“I’m writing nonfiction books,” a member of our writing group said. “But for the first time ever, I’ve had zero sales in the past three weeks. Anyone else experiencing this? I contacted Amazon KDP and they said that everything’s fine with my account.”
That triggered a big discussion. Lots of our members are writing nonfiction; several were experiencing slow sales. One author had had no sales too, but she’d only experienced the downturn for two days.
Can you still sell nonfiction books despite the competition?
“The Kindle gold-rush ended in 2015,” one author said.
Another author said that she’d switched to writing fiction. She’s given up on nonfiction completely.
- Today, you need a platform and publicity to make big sales; or
- You need a fresh, hot topic that few other authors have spotted; or
- You need to spend big on advertising and promotion.
I’ve no idea whether their thoughts are accurate or not.
Here are some strategies the group’s authors suggested if your nonfiction books’ sales have dropped.
1. Consider keywords: update your book’s meta data today
Discoverability is the biggest challenge for all authors on Amazon, as well as on the other book retailers. If your readers can’t find your nonfiction books, they can’t buy them.
Check each book’s product page, and redo your keywords and description. Start by putting yourself in your readers’ shoes.
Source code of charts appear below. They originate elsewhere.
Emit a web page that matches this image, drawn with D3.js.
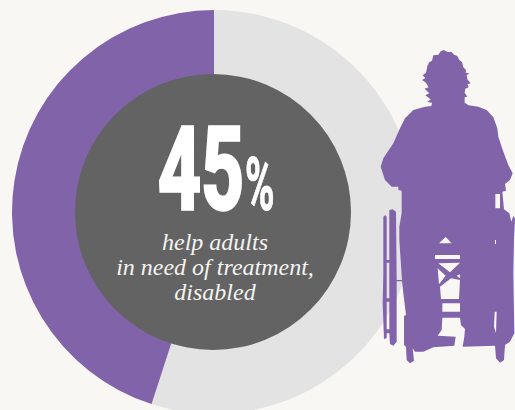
<!DOCTYPE html>
<html>
<head>
<meta charset="utf-8">
<script src="https://cdn.jsdelivr.net/npm/d3@7"></script>
<style>
  html, body { margin: 0; padding: 0; background: #f8f7f3; overflow: hidden; }
  svg { display: block; }
</style>
</head>
<body>
<script>
// Share of adults in need of treatment who are disabled and receive help
const categories = ["other", "help adults"];
const shares = [55, 45];
const headline = "45";
const captionLines = ["help adults", "in need of treatment,", "disabled"];

// Seated figure in a wheelchair, traced on a 3-per-pixel drawing grid
const figureBody = [[222,30],[232,36],[245,36],[252,44],[262,48],[268,60],[276,66],[280,82],[288,90],[287,98],[298,100],[290,106],[292,118],[302,130],[292,133],[296,142],[286,146],[284,158],[292,170],[284,172],[284,188],[296,196],[325,200],[350,210],[370,232],[382,265],[385,290],[400,335],[415,375],[428,400],[420,420],[405,432],[408,452],[397,455],[402,508],[418,520],[424,545],[430,528],[435,535],[432,600],[430,700],[433,880],[420,905],[405,915],[402,960],[390,968],[378,955],[375,917],[278,920],[283,890],[285,867],[273,855],[270,833],[217,833],[215,870],[203,887],[257,890],[253,917],[190,922],[160,935],[135,935],[128,925],[132,962],[120,970],[110,960],[108,920],[102,915],[102,828],[108,825],[100,760],[96,722],[88,600],[88,560],[95,520],[95,452],[85,450],[85,440],[65,440],[45,420],[32,380],[40,355],[70,310],[90,265],[105,235],[130,210],[165,200],[184,198],[186,188],[172,186],[182,178],[166,166],[178,160],[164,146],[176,142],[168,128],[156,120],[166,114],[158,106],[168,98],[172,78],[178,66],[186,62],[190,46],[205,44],[212,34]];
const figureGaps = [
  [[207,610],[227,591],[245,610]],
  [[195,645],[270,645],[270,657],[195,657]],
  [[205,670],[270,668],[240,697]],
  [[203,685],[227,707],[207,733]],
  [[270,703],[260,707],[270,715]],
  [[243,715],[270,720],[267,777],[213,777],[210,740]],
  [[217,790],[270,790],[270,815],[217,815]],
  [[376,462],[390,462],[390,505],[376,505]],
  [[375,600],[378,600],[378,612],[375,612]],
  [[374,815],[380,815],[378,880],[372,860]]
];
const chairParts = [
  [[40,530],[46,525],[50,530],[50,660],[58,660],[58,510],[68,508],[78,515],[80,720],[96,720],[96,724],[80,724],[80,905],[70,917],[60,912],[58,880],[50,880],[50,895],[42,897],[38,790],[40,700]]
];
const chairGaps = [
  [[50,668],[58,668],[58,775],[50,775]],
  [[50,785],[58,785],[58,868],[50,868]]
];

const width = 515, height = 410;
const cx = 214, cy = 212, outerR = 202, innerR = 138;
const purple = "#8063a9", pale = "#e3e3e3", slate = "#636363";

const svg = d3.select("body").append("svg")
  .attr("width", width).attr("height", height);

// Donut
const pie = d3.pie().sort(null).value(d => d);
const arc = d3.arc().innerRadius(innerR - 2).outerRadius(outerR);
const colour = d3.scaleOrdinal().domain(categories).range([pale, purple]);

svg.append("g").attr("transform", `translate(${cx},${cy})`)
  .selectAll("path").data(pie(shares)).join("path")
  .attr("d", arc)
  .attr("fill", (d, i) => colour(categories[i]));

svg.append("circle")
  .attr("cx", cx - 1).attr("cy", cy).attr("r", innerR)
  .attr("fill", slate);

// Headline figure, squeezed horizontally into a tall condensed shape
const big = svg.append("g").attr("fill", "#fff").attr("stroke", "#fff")
  .attr("font-family", "Roboto, sans-serif")
  .attr("font-weight", 700);
big.append("text")
  .attr("transform", "translate(158,209) scale(0.65,1)")
  .attr("font-size", 115)
  .attr("stroke-width", 3.5)
  .text(headline);
big.append("text")
  .attr("transform", "translate(245,210) scale(0.54,1)")
  .attr("font-size", 74)
  .attr("stroke-width", 1)
  .text("%");

// Caption
svg.append("g")
  .attr("fill", "#f4f4f2")
  .attr("font-family", "'Liberation Serif', serif")
  .attr("font-style", "italic")
  .attr("font-size", 24)
  .attr("text-anchor", "middle")
  .selectAll("text").data(captionLines).join("text")
  .attr("x", 215)
  .attr("y", (d, i) => 250 + i * 25)
  .text(d => d);

// Figure silhouette
const px = d3.scaleLinear().domain([0, 435]).range([370, 515]);
const py = d3.scaleLinear().domain([0, 990]).range([40, 370]);
const ring = d3.line().x(d => px(d[0])).y(d => py(d[1])).curve(d3.curveLinearClosed);

svg.append("path")
  .attr("d", [figureBody, ...figureGaps].map(ring).join(""))
  .attr("fill", purple).attr("fill-rule", "evenodd");
svg.append("path")
  .attr("d", [...chairParts, ...chairGaps].map(ring).join(""))
  .attr("fill", purple).attr("fill-rule", "evenodd");
</script>
</body>
</html>
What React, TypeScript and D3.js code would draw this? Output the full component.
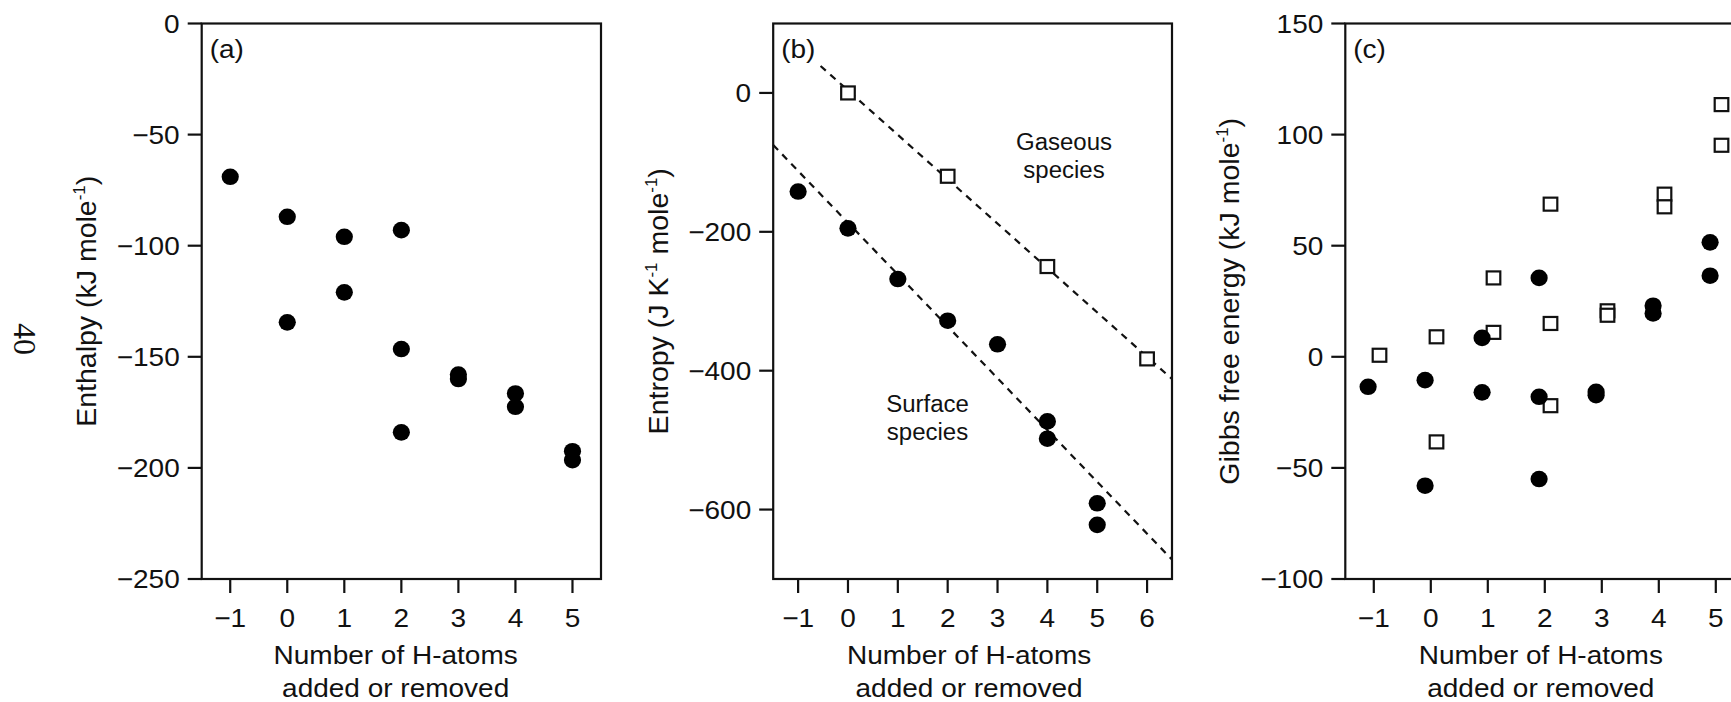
import React from "react";
import * as d3 from "d3";

// ---------- data ----------
const hAtomTicksA = [-1, 0, 1, 2, 3, 4, 5];
const hAtomTicksB = [-1, 0, 1, 2, 3, 4, 5, 6];
const hAtomTicksC = [-1, 0, 1, 2, 3, 4, 5];

const enthalpyTicks = [0, -50, -100, -150, -200, -250];
const entropyTicks = [0, -200, -400, -600];
const gibbsTicks = [150, 100, 50, 0, -50, -100];

const enthalpyX = [-1, 0, 0, 1, 1, 2, 2, 2, 3, 3, 4, 4, 5, 5];
const enthalpyY = [-69, -87, -134.5, -96, -121, -93, -146.5, -184, -158, -160, -166.5, -172.5, -192.5, -196.5];

const entropySurfaceX = [-1, 0, 1, 2, 3, 4, 4, 5, 5];
const entropySurfaceY = [-142, -195, -268, -328, -362, -473, -498, -591, -622];
const entropyGasX = [0, 2, 4, 6];
const entropyGasY = [0, -120, -250, -383];

// dashed fit lines: [x0, y0, x1, y1]
const surfaceFit = [-1.5, -75, 6.5, -672];
const gasFit = [-0.55, 38.8, 6.5, -412];

const gibbsSurfaceX = [-1, 0, 0, 1, 1, 2, 2, 2, 3, 3, 4, 4, 5, 5];
const gibbsSurfaceY = [-13.5, -10.5, -58, 8.5, -16, 35.5, -18, -55, -15.8, -17.3, 23, 19.5, 51.5, 36.5];
const gibbsGasX = [-1, 0, 0, 1, 1, 2, 2, 2, 3, 3, 4, 4, 5, 5];
const gibbsGasY = [0.7, 9, -38.3, 35.5, 11, 68.7, 15, -22, 20.7, 18.7, 73.2, 67.5, 113.5, 95.2];

const FONT = "'Liberation Sans', Arial, sans-serif";
const TOP = 23.5;
const BOTTOM = 579;
const SQUASH = 0.92;

function T({
  x,
  y,
  anchor = "start",
  size = 28,
  sy = SQUASH,
  children,
}: {
  x: number;
  y: number;
  anchor?: string;
  size?: number;
  sy?: number;
  children: React.ReactNode;
}) {
  return (
    <text
      transform={`translate(${x},${y}) scale(1,${sy})`}
      textAnchor={anchor}
      fontSize={size}
      fontFamily={FONT}
      fill="#111"
    >
      {children}
    </text>
  );
}

type PanelProps = {
  left: number;
  right: number;
  xDomain: [number, number];
  yDomain: [number, number];
  xTicks: number[];
  yTicks: number[];
  label: string;
  titleX: number;
  xTitleCenter: number;
  yTitle: React.ReactNode;
  children: (x: d3.ScaleLinear<number, number>, y: d3.ScaleLinear<number, number>) => React.ReactNode;
};

const fmt = d3.format("");

function Panel(p: PanelProps) {
  const x = d3.scaleLinear().domain(p.xDomain).range([p.left, p.right]);
  const y = d3.scaleLinear().domain(p.yDomain).range([BOTTOM, TOP]);
  const midY = (TOP + BOTTOM) / 2;
  return (
    <g>
      <rect x={p.left} y={TOP} width={p.right - p.left} height={BOTTOM - TOP} fill="none" stroke="#111" strokeWidth={2.2} />
      {p.yTicks.map((t) => (
        <g key={"y" + t}>
          <line x1={p.left - 14} x2={p.left} y1={y(t)} y2={y(t)} stroke="#111" strokeWidth={2.2} />
          <T x={p.left - 22} y={y(t) + 9.2} anchor="end">
            {fmt(t)}
          </T>
        </g>
      ))}
      {p.xTicks.map((t) => (
        <g key={"x" + t}>
          <line x1={x(t)} x2={x(t)} y1={BOTTOM} y2={BOTTOM + 14} stroke="#111" strokeWidth={2.2} />
          <T x={x(t)} y={626.7} anchor="middle">
            {fmt(t)}
          </T>
        </g>
      ))}
      <T x={p.left + 8} y={57.5}>{p.label}</T>
      <T x={x(p.xTitleCenter)} y={664} anchor="middle">
        Number of H-atoms
      </T>
      <T x={x(p.xTitleCenter)} y={697} anchor="middle">
        added or removed
      </T>
      <text
        transform={`translate(${p.titleX},${midY}) rotate(-90)`}
        textAnchor="middle"
        fontSize={28.5}
        fontFamily={FONT}
        fill="#111"
      >
        {p.yTitle}
      </text>
      {p.children(x, y)}
    </g>
  );
}

function Dot({ cx, cy }: { cx: number; cy: number }) {
  return <ellipse cx={cx} cy={cy} rx={8.6} ry={8.3} fill="#000" />;
}
function Sq({ cx, cy }: { cx: number; cy: number }) {
  return <rect x={cx - 6.8} y={cy - 6.5} width={13.6} height={13} fill="#fff" stroke="#111" strokeWidth={2.2} />;
}

export default function App() {
  return (
    <svg
      width={1731}
      height={702}
      style={{ position: "absolute", left: 0, top: 0, background: "#fff" }}
    >
      <rect width={1731} height={702} fill="#fff" />
      <text
        transform="translate(13.5,339) rotate(90)"
        textAnchor="middle"
        fontSize={32}
        fontFamily="'Liberation Serif', 'Times New Roman', serif"
        fill="#111"
      >
        40
      </text>

      {/* (a) Enthalpy */}
      <Panel
        left={201.7}
        right={601}
        xDomain={[-1.5, 5.5]}
        yDomain={[-250, 0]}
        xTicks={hAtomTicksA}
        yTicks={enthalpyTicks}
        label="(a)"
        titleX={95.5}
        xTitleCenter={1.9}
        yTitle={
          <>
            <tspan>Enthalpy (kJ mole</tspan>
            <tspan dy={-11} fontSize={17}>-1</tspan>
            <tspan dy={11}>)</tspan>
          </>
        }
      >
        {(x, y) => enthalpyX.map((v, i) => <Dot key={i} cx={x(v)} cy={y(enthalpyY[i])} />)}
      </Panel>

      {/* (b) Entropy */}
      <Panel
        left={773.2}
        right={1172}
        xDomain={[-1.5, 6.5]}
        yDomain={[-700, 100]}
        xTicks={hAtomTicksB}
        yTicks={entropyTicks}
        label="(b)"
        titleX={668}
        xTitleCenter={2.43}
        yTitle={
          <>
            <tspan>Entropy (J K</tspan>
            <tspan dy={-11} fontSize={17}>-1</tspan>
            <tspan dy={11}> mole</tspan>
            <tspan dy={-11} fontSize={17}>-1</tspan>
            <tspan dy={11}>)</tspan>
          </>
        }
      >
        {(x, y) => (
          <>
            <line x1={x(surfaceFit[0])} y1={y(surfaceFit[1])} x2={x(surfaceFit[2])} y2={y(surfaceFit[3])} stroke="#111" strokeWidth={2.2} strokeDasharray="7,6" />
            <line x1={x(gasFit[0])} y1={y(gasFit[1])} x2={x(gasFit[2])} y2={y(gasFit[3])} stroke="#111" strokeWidth={2.2} strokeDasharray="7,6" />
            {entropySurfaceX.map((v, i) => <Dot key={"s" + i} cx={x(v)} cy={y(entropySurfaceY[i])} />)}
            {entropyGasX.map((v, i) => <Sq key={"g" + i} cx={x(v)} cy={y(entropyGasY[i])} />)}
            <T x={1064} y={150} anchor="middle" size={24} sy={0.96}>Gaseous</T>
            <T x={1064} y={177.5} anchor="middle" size={24} sy={0.96}>species</T>
            <T x={927.5} y={411.5} anchor="middle" size={24} sy={0.96}>Surface</T>
            <T x={927.5} y={440} anchor="middle" size={24} sy={0.96}>species</T>
          </>
        )}
      </Panel>

      {/* (c) Gibbs */}
      <Panel
        left={1345.3}
        right={1744.3}
        xDomain={[-1.5, 5.5]}
        yDomain={[-100, 150]}
        xTicks={hAtomTicksC}
        yTicks={gibbsTicks}
        label="(c)"
        titleX={1239}
        xTitleCenter={1.93}
        yTitle={
          <>
            <tspan>Gibbs free energy (kJ mole</tspan>
            <tspan dy={-11} fontSize={17}>-1</tspan>
            <tspan dy={11}>)</tspan>
          </>
        }
      >
        {(x, y) => (
          <>
            {gibbsGasX.map((v, i) => <Sq key={"g" + i} cx={x(v + 0.1)} cy={y(gibbsGasY[i])} />)}
            {gibbsSurfaceX.map((v, i) => <Dot key={"s" + i} cx={x(v - 0.1)} cy={y(gibbsSurfaceY[i])} />)}
          </>
        )}
      </Panel>
    </svg>
  );
}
If you were a reader, looking for the information in your book, what words would you use?
You have seven keywords you can use, as well as 4000 characters (approximately 800 words) which you can use in a book’s description.
In addition to discoverability, remember that once a reader reaches your product page, he needs to feel that your book can help him.
Give a clear description of your book: the challenges it solves, and the benefits to the reader. If you have great reviews, add a snippet of a review to the description.
Once you’ve revised your book’s meta data, you should see an uptick in sales within three or four days. No results? Tweak the meta data again.
2. Update your book: create a new edition
If your book’s been available for a few months or longer, consider creating a new edition. If you have material you’d like to add, go ahead and add it. Happy with the cover image? Change it if you aren’t.
Made substantial additions or changes? Put “2nd edition” on the title page of your book, with the year: “2nd edition, 2019.” Update your meta data as well.
Additionally, remember that updating your nonfiction book is news. Create an online news release, and promote your new edition on social media.
Consider creating a new edition once a year, or once every couple of years, to keep your information current.
3. Contact influencers in your subject matter
The more people who know about your book, the more people can buy it. One of the best ways to promote is to use other people’s audiences.
Contact influencers in your subject matter. If they accept guest posts, offer a post: link to your website in the post.
If you have a following on any of the social media networks, offer to do reciprocal promotions with an influencer in your niche. You promote them, they promote you.
Consider partnering with three or four other authors in your niche, to create a group ebook compilation of short stories or short novels.
Webinars are a great way to promote nonfiction books too. Join with another author to create a webinar on your subject matter.
4. Give away free copies: hint you’d like a review
While “free” is no longer the wonderful promotional strategy it used to be, you can still use it. Give away 200 free copies. You can’t force people to give you a review, but you can ask. (Aim to get copies into the hands of influencers.)
5. Write more on your topic: explore it vertically
Consider your subject matter. Could you write another book, exploring your subject matter more deeply?
Selling nonfiction books: can you piggyback on a trend?
I work in marketing, so I’m aware of cycles. Reader-interest ebbs and flows. You may have no sales for weeks, then suddenly sell a hundred copies.
Try watching for trends, hot topics, and what’s in the news. Look for ways to make your book relevant to today’s hot topic. If you can link to a trend, create a new edition.